INPUT DATA:
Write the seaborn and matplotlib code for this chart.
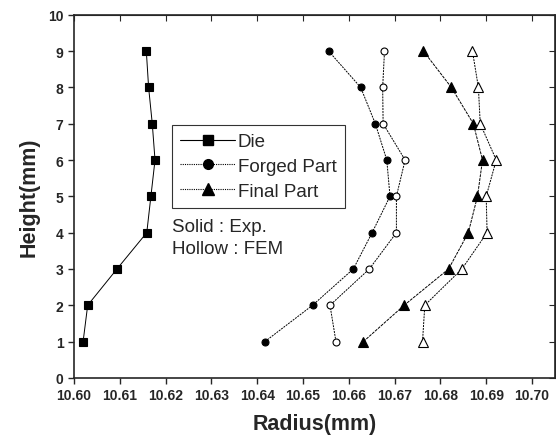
import numpy as np
import matplotlib
matplotlib.use("Agg")
import matplotlib.pyplot as plt
import seaborn as sns
from matplotlib.lines import Line2D

sns.set_style("ticks")
plt.rcParams['font.family'] = ['Liberation Sans', 'DejaVu Sans']

height = [1, 2, 3, 4, 5, 6, 7, 8, 9]

die_exp = [10.6020, 10.6030, 10.6094, 10.6159, 10.6168, 10.6177, 10.6171, 10.6163, 10.6158]
forged_exp = [10.6417, 10.6521, 10.6610, 10.6651, 10.6690, 10.6683, 10.6658, 10.6626, 10.6556]
forged_fem = [10.6572, 10.6559, 10.6645, 10.6704, 10.6704, 10.6723, 10.6675, 10.6674, 10.6678]
final_exp = [10.6632, 10.6721, 10.6818, 10.6861, 10.6881, 10.6892, 10.6872, 10.6824, 10.6763]
final_fem = [10.6761, 10.6766, 10.6847, 10.6902, 10.6900, 10.6922, 10.6887, 10.6883, 10.6870]

fig = plt.figure(figsize=(5.56, 4.39), dpi=100)
ax = fig.add_axes([0.133, 0.137, 0.865, 0.827])

series = [
    (die_exp,    's', 'black', '-',          5.5),
    (forged_exp, 'o', 'black', (0, (2, 1)),  5),
    (forged_fem, 'o', 'white', (0, (2, 1)),  5),
    (final_exp,  '^', 'black', (0, (3, 1)),  6.5),
    (final_fem,  '^', 'white', (0, (2, 1)),  6.5),
]
for xs, mk, fc, ls, ms in series:
    sns.lineplot(x=xs, y=height, ax=ax, sort=False, estimator=None,
                 color='black', linewidth=0.7, linestyle=ls,
                 marker=mk, markersize=ms, markerfacecolor=fc,
                 markeredgecolor='black', markeredgewidth=0.8)

ax.set_xlim(10.60, 10.705)
ax.set_ylim(0, 10)
xt = np.arange(10.60, 10.7001, 0.01)
ax.set_xticks(xt)
ax.set_xticklabels([f"{v:.2f}" for v in xt])
ax.set_yticks(range(0, 11))
ax.tick_params(axis='both', labelsize=10, width=1, length=4, direction='out')
for lbl in ax.get_xticklabels() + ax.get_yticklabels():
    lbl.set_fontweight('bold')

# inner ticks on top and right like the original
top = ax.secondary_xaxis('top')
top.set_xticks(xt)
top.tick_params(direction='in', length=4, labeltop=False)
right = ax.secondary_yaxis('right')
right.set_yticks(range(0, 11))
right.tick_params(direction='in', length=4, labelright=False)
for sp in ax.spines.values():
    sp.set_linewidth(1.2)
    sp.set_visible(True)

ax.set_xlabel("Radius(mm)", fontsize=15.5, fontweight='bold', labelpad=8)
ax.set_ylabel("Height(mm)", fontsize=15.5, fontweight='bold', labelpad=6)

handles = [
    Line2D([], [], color='black', lw=0.8, ls='-', marker='s', ms=7),
    Line2D([], [], color='black', lw=0.8, ls=(0, (1, 1)), marker='o', ms=7),
    Line2D([], [], color='black', lw=0.8, ls=(0, (1, 1)), marker='^', ms=8),
]
leg = ax.legend(handles, ["Die", "Forged Part", "Final Part"],
                loc='upper left', bbox_to_anchor=(0.204, 0.697),
                fontsize=13.5, frameon=True, fancybox=False,
                edgecolor='black', handlelength=2.9, borderpad=0.45,
                labelspacing=0.4, handletextpad=0.15, borderaxespad=0)
leg.get_frame().set_linewidth(0.8)

ax.text(10.6213, 4.4, "Solid : Exp.\nHollow : FEM", fontsize=13.5,
        va='top', ha='left', linespacing=1.35)

fig.savefig("out.png", dpi=100)
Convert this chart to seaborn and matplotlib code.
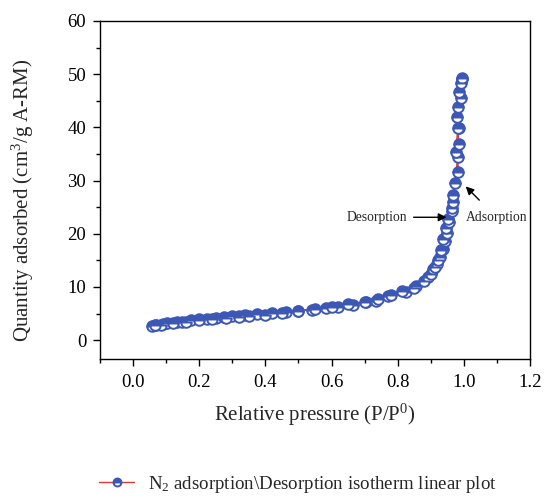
import matplotlib
matplotlib.use("Agg")
import matplotlib.pyplot as plt
import seaborn as sns
import pandas as pd
from matplotlib.ticker import MultipleLocator

# Adsorption branch (P/P0, quantity adsorbed)
ads_p = [0.058, 0.070, 0.091, 0.103, 0.133, 0.148, 0.176, 0.200, 0.224, 0.252, 0.276, 0.300,
         0.321, 0.339, 0.376, 0.421, 0.461, 0.500, 0.542, 0.582, 0.621, 0.664, 0.703, 0.736,
         0.770, 0.824, 0.857, 0.891, 0.906, 0.918, 0.927, 0.936, 0.942, 0.948, 0.955, 0.963,
         0.967, 0.973, 0.982, 0.985, 0.991, 0.994]
ads_q = [2.7, 2.9, 3.0, 3.2, 3.4, 3.5, 3.7, 3.9, 4.0, 4.2, 4.3, 4.5,
         4.6, 4.7, 4.9, 5.1, 5.3, 5.5, 5.7, 6.0, 6.2, 6.6, 7.1, 7.4,
         8.3, 9.0, 10.1, 11.8, 13.3, 14.3, 15.6, 17.1, 18.6, 20.2, 22.3, 24.2,
         25.9, 29.6, 34.5, 39.9, 45.6, 49.1]

# Desorption branch
des_p = [0.995, 0.991, 0.985, 0.982, 0.979, 0.982, 0.976, 0.985, 0.982, 0.967, 0.963, 0.952,
         0.945, 0.938, 0.930, 0.922, 0.912, 0.900, 0.880, 0.850, 0.812, 0.780, 0.740, 0.700,
         0.650, 0.600, 0.550, 0.500, 0.450, 0.400, 0.350, 0.320, 0.280, 0.240, 0.200, 0.160,
         0.120, 0.085, 0.065]
des_q = [49.3, 48.4, 46.7, 43.9, 42.0, 39.9, 35.4, 36.8, 31.7, 27.2, 24.8, 22.8,
         21.0, 19.0, 17.0, 15.0, 13.8, 12.5, 11.2, 9.8, 9.2, 8.5, 7.7, 7.2,
         6.8, 6.3, 5.9, 5.5, 5.1, 4.8, 4.6, 4.4, 4.2, 3.9, 3.7, 3.4,
         3.2, 2.9, 2.8]

x_ticks = [0.0, 0.2, 0.4, 0.6, 0.8, 1.0, 1.2]
y_ticks = [0, 10, 20, 30, 40, 50, 60]

legend_label = "N$_2$ adsorption\\Desorption isotherm linear plot"
x_label = "Relative pressure (P/P$^0$)"
y_label = "Quantity adsorbed (cm$^3$/g A-RM)"

sns.set_style("white")
plt.rcParams["font.family"] = ["Liberation Serif", "DejaVu Serif"]
plt.rcParams["mathtext.fontset"] = "custom"
plt.rcParams["mathtext.rm"] = "Liberation Serif"
plt.rcParams["mathtext.it"] = "Liberation Serif:italic"

df = pd.DataFrame({
    "p": ads_p + des_p,
    "q": ads_q + des_q,
})

fig = plt.figure(figsize=(5.44, 4.99), dpi=100)
ax = fig.add_axes([0.184, 0.281, 0.790, 0.677])

blue = "#3C58B4"
red = "#E23A2E"
sns.lineplot(data=df, x="p", y="q", sort=False, estimator=None, ax=ax,
             color=red, linewidth=1.0, marker="o", markersize=7.6,
             markerfacecolor=blue, markerfacecoloralt="white", fillstyle="top",
             markeredgecolor=blue, markeredgewidth=1.4, label=legend_label,
             legend=False)

ax.set_xlim(-0.1, 1.2)
ax.set_ylim(-3.5, 60)
ax.set_xticks(x_ticks)
ax.set_yticks(y_ticks)
ax.xaxis.set_minor_locator(MultipleLocator(0.1))
ax.yaxis.set_minor_locator(MultipleLocator(5))
ax.set_xticklabels([f"{v:.1f}" for v in x_ticks])
ax.tick_params(which="major", direction="out", length=5, width=1, labelsize=13.5,
               bottom=True, left=True, top=False, right=False, colors="black")
ax.tick_params(axis="x", which="major", pad=6)
ax.tick_params(axis="y", which="major", pad=5)
ax.tick_params(which="minor", direction="out", length=3, width=1,
               bottom=True, left=True, top=False, right=False, colors="black")
for s in ax.spines.values():
    s.set_visible(True)
    s.set_color("black")
    s.set_linewidth(1.0)

ax.set_xlabel(x_label, fontsize=15, labelpad=8)
ax.set_ylabel(y_label, fontsize=15)
ax.yaxis.set_label_coords(-0.15, 0.47)

ax.annotate("Desorption", xy=(0.948, 23.1), xytext=(0.83, 23.1),
            fontsize=9.8, ha="right", va="center",
            arrowprops=dict(arrowstyle="-|>", color="black", lw=1, mutation_scale=12,
                            shrinkA=2, shrinkB=0))
ax.annotate("Adsorption", xy=(1.006, 28.9), xytext=(1.1, 23.0),
            fontsize=9.8, ha="center", va="center",
            arrowprops=dict(arrowstyle="-|>", color="black", lw=1, mutation_scale=12,
                            shrinkA=8, shrinkB=0))

handles = ax.get_lines()[:1]
fig.legend(handles, [legend_label], loc="lower center", bbox_to_anchor=(0.548, -0.026),
           frameon=False, fontsize=13.6, handlelength=1.85, handletextpad=0.74,
           markerscale=0.75)

fig.savefig("out.png", dpi=100)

WRITTEN PROBLEM: Write down only the number of lines that contain the string "seaborn" in the listing.

FINAL RESULT: 4